The nine pieces in The Wide, Carnivorous Sky and Other Monstrous Geographies revisit vampires, werewolves, zombies and cosmic terrors through unusual structures and shifting points of view. The title story sends a group of soldiers against a vampiric presence in the sky. “Technicolor” takes the form of an academic lecture that becomes an ingenious variation on Edgar Allan Poe’s “The Masque of the Red Death,” while “The Revel” dismantles and reconstructs the conventions of the werewolf story.
That awareness of horror’s machinery never makes the collection feel clinical. Instead, interpretation becomes part of the danger. Recognizing the kind of story one has entered offers no guarantee of escape. These are monsters with intellectual teeth—and very real appetites.
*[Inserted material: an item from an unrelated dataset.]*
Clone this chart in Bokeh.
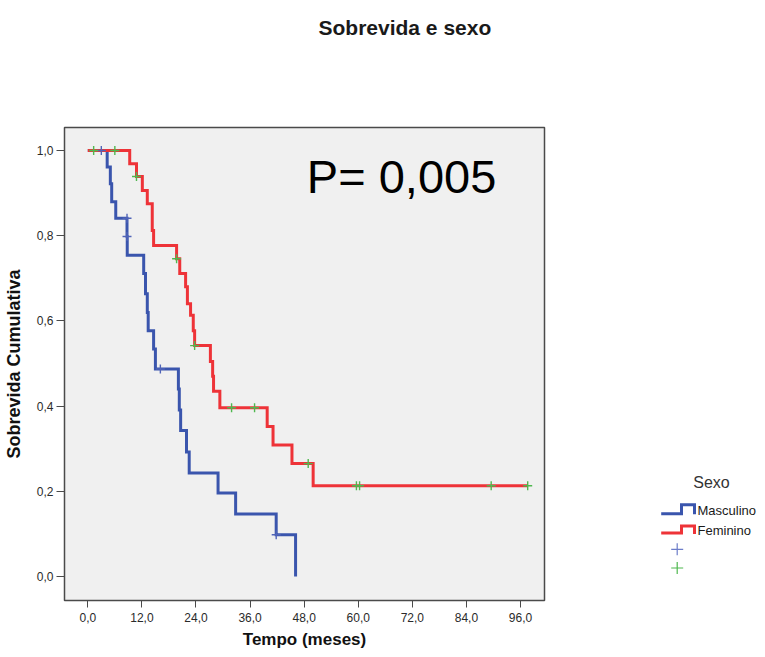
from bokeh.plotting import figure
from bokeh.models import Range1d, Label, FixedTicker, Title
from bokeh.layouts import row
from bokeh.embed import file_html
from bokeh.resources import INLINE
from bokeh.core.properties import value

# ---------------- data ----------------
title_text = "Sobrevida e sexo"
p_text = "P= 0,005"
x_label = "Tempo (meses)"
y_label = "Sobrevida Cumulativa"
legend_title = "Sexo"
series_names = ["Masculino", "Feminino"]

x_ticks = [0, 12, 24, 36, 48, 60, 72, 84, 96]
x_tick_labels = ["0,0", "12,0", "24,0", "36,0", "48,0", "60,0", "72,0", "84,0", "96,0"]
y_ticks = [0.0, 0.2, 0.4, 0.6, 0.8, 1.0]
y_tick_labels = ["0,0", "0,2", "0,4", "0,6", "0,8", "1,0"]

# Kaplan-Meier steps: time of each drop and survival after it
masc_t = [0, 4.3, 5.0, 5.3, 6.2, 8.7, 8.75, 12.4, 12.8, 13.2, 13.4, 14.6, 15.0,
          20.1, 20.3, 20.6, 21.9, 22.5, 28.9, 32.8, 41.8, 46.1]
masc_s = [1.0, 0.961, 0.922, 0.880, 0.841, 0.798, 0.754, 0.711, 0.664, 0.620, 0.577,
          0.534, 0.487, 0.440, 0.391, 0.343, 0.292, 0.243, 0.196, 0.147, 0.098, 0.0]
masc_cens_t = [3.0, 8.7, 8.7, 16.1, 41.8]
masc_cens_s = [1.0, 0.841, 0.798, 0.487, 0.098]

fem_t = [0, 9.3, 10.8, 12.1, 13.2, 14.3, 14.6, 19.7, 20.4, 21.7, 22.1, 22.8, 23.4,
         23.7, 27.2, 27.7, 27.9, 29.3, 39.8, 41.1, 45.3, 50.0]
fem_s = [1.0, 0.969, 0.939, 0.906, 0.875, 0.812, 0.777, 0.746, 0.711, 0.680, 0.640,
         0.613, 0.577, 0.542, 0.505, 0.470, 0.435, 0.396, 0.352, 0.309, 0.265, 0.213]
fem_cens_t = [1.3, 6.0, 10.8, 19.7, 23.7, 31.9, 37.0, 48.9, 59.6, 60.3, 89.5, 97.6]
fem_cens_s = [1.0, 1.0, 0.939, 0.746, 0.542, 0.396, 0.396, 0.265, 0.213, 0.213, 0.213, 0.213]

# ---------------- styles ----------------
FONT = "Liberation Sans"
BLUE = "#3a55ad"
RED = "#ee3338"
BLUE_CENS = "#5064b8"
GREEN = "#4fb84f"
LEG_BLUE_CROSS = "#6c7dc9"
FRAME = "#4a4a4a"

p = figure(frame_width=480, frame_height=473,
           x_range=Range1d(-5.17, 101.33), y_range=Range1d(-0.0563, 1.054),
           toolbar_location=None, output_backend="svg",
           min_border_left=64, min_border_right=2, min_border_top=127, min_border_bottom=30)
p.background_fill_color = "#f0f0f0"
p.border_fill_color = "white"
p.outline_line_color = FRAME
p.outline_line_width = 1.5
p.xgrid.visible = False
p.ygrid.visible = False

# blank spacer between frame and title so the title sits at the top of the page
p.add_layout(Title(text=" ", text_font_size="10px", standoff=59), "above")

p.title.text = title_text
p.title.align = "left"
p.title.offset = 254
p.title.vertical_align = "top"
p.title.standoff = 29
p.title.text_font = FONT
p.title.text_font_size = "21px"
p.title.text_font_style = "bold"
p.title.text_color = "#1a1a1a"

for ax in (p.xaxis[0], p.yaxis[0]):
    ax.axis_line_color = FRAME
    ax.major_tick_line_color = FRAME
    ax.major_tick_in = 0
    ax.minor_tick_line_color = None
    ax.major_label_text_font = FONT
    ax.major_label_text_font_size = "12px"
    ax.major_label_text_color = "#2a2a2a"
    ax.axis_label_text_font = FONT
    ax.axis_label_text_font_style = "bold"
    ax.axis_label_text_color = "#111111"

p.xaxis.axis_label_text_font_size = "17px"
p.yaxis.axis_label_text_font_size = "18px"
p.xaxis.ticker = FixedTicker(ticks=x_ticks)
p.xaxis.major_label_overrides = {t: l for t, l in zip(x_ticks, x_tick_labels)}
p.yaxis.ticker = FixedTicker(ticks=y_ticks)
p.yaxis.major_label_overrides = {t: l for t, l in zip(y_ticks, y_tick_labels)}
p.xaxis.major_tick_out = 7
p.yaxis.major_tick_out = 8
p.xaxis.major_label_standoff = 5
p.yaxis.major_label_standoff = 3
p.xaxis.axis_label = x_label
p.yaxis.axis_label = y_label
p.xaxis.axis_label_standoff = 5
p.yaxis.axis_label_standoff = 10

# curves
p.step(masc_t, masc_s, mode="after", line_color=BLUE, line_width=3, line_join="miter")
p.step(fem_t + [max(fem_cens_t)], fem_s + [fem_s[-1]], mode="after",
       line_color=RED, line_width=3, line_join="miter")
# censor marks
p.scatter(masc_cens_t, masc_cens_s, marker="cross", size=9, line_width=1.4, line_color=BLUE_CENS)
p.scatter(fem_cens_t, fem_cens_s, marker="cross", size=9, line_width=1.4, line_color=GREEN)

p.add_layout(Label(x=48.6, y=0.938, text=p_text, text_align="left",
                   text_baseline="alphabetic", text_font=FONT, text_font_size="47px",
                   text_color="black"))

# ---------------- legend panel (frame aligned with the plot frame; y in page pixels) ----------------
leg = figure(width=215, height=657, x_range=Range1d(546, 761), y_range=Range1d(600, 127),
             toolbar_location=None, output_backend="svg", min_border=0,
             x_axis_location=None, y_axis_location=None)
leg.outline_line_color = None
leg.xgrid.visible = False
leg.ygrid.visible = False
leg.background_fill_color = "white"
leg.border_fill_color = "white"

leg.text(x=[711], y=[478], text=[legend_title], text_align="center", text_baseline="middle",
         text_font=value(FONT), text_font_size="16px", text_color="#333333")
leg.line([660.7, 681, 681, 694, 694], [508.5, 508.5, 499.5, 499.5, 509.0],
         line_color=BLUE, line_width=3, line_join="miter")
leg.line([660.7, 681, 681, 694, 694], [527.5, 527.5, 520.5, 520.5, 528.5],
         line_color=RED, line_width=3, line_join="miter")
leg.text(x=[697, 697], y=[505, 524.5], text=series_names, text_align="left",
         text_baseline="middle", text_font=value(FONT), text_font_size="13px",
         text_color="#1a1a1a")
leg.scatter([676.7], [543.5], marker="cross", size=12, line_width=1.2, line_color=LEG_BLUE_CROSS)
leg.scatter([676.7], [562], marker="cross", size=12, line_width=1.2, line_color=GREEN)

layout = row(p, leg)
open("out.html", "w").write(file_html(layout, INLINE, "Sobrevida e sexo"))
Northern Nights by Michael Kelly, editor
Canada supplies the common ground in Northern Nights, but the anthology’s horrors are too varied to be contained within one landscape or tradition.
Edited by Michael Kelly, the book gathers 20 original stories from Canadian speculative writers, including Silvia Moreno-Garcia, Premee Mohamed, Camilla Grudova, David Demchuk, Senaa Ahmad and A.C. Wise. Its contributors range across different settings and strains of horror, drawing strangeness from cities, isolated communities, memory, folklore and the natural world.
What emerges is not a single definition of Canadian horror but a sampling of how many forms it can take. Some stories trade in atmosphere and suggestion; others move toward the monstrous or openly terrifying. The regional focus gives the anthology an identity, while the variety of voices keeps that identity from hardening into a formula. There is something waiting in these northern nights, but it does not always come from the cold.

The Black Crow Book of Best New Horror, Volume 1 by Matt Holland and Jamie-Lee Nardone, editors
What happens when an ordinary desire leads somewhere it was never meant to go?
That question shadows the 13 original stories gathered in The Black Crow Book of Best New Horror, Volume 1. Contributors include Olivie Blake, Ramsey Campbell, Lisa Tuttle, Tim Lebbon, V. Castro, Adrian Tchaikovsky and Clay McLeod Chapman.
Their characters search for recognizable things—love, fame, money, revenge or simply a way forward—but every wish carries a possible cost. Encounters with the unknown in nature, warnings left unheeded, seemingly perfect matches and hidden horrors from the past all provide openings into darker territory.
Published in 2026, the anthology offers a timely sampling of contemporary horror. The stories vary in subject and style, but they share an interest in the dangerous distance between what people want and what awaits them when they reach for it.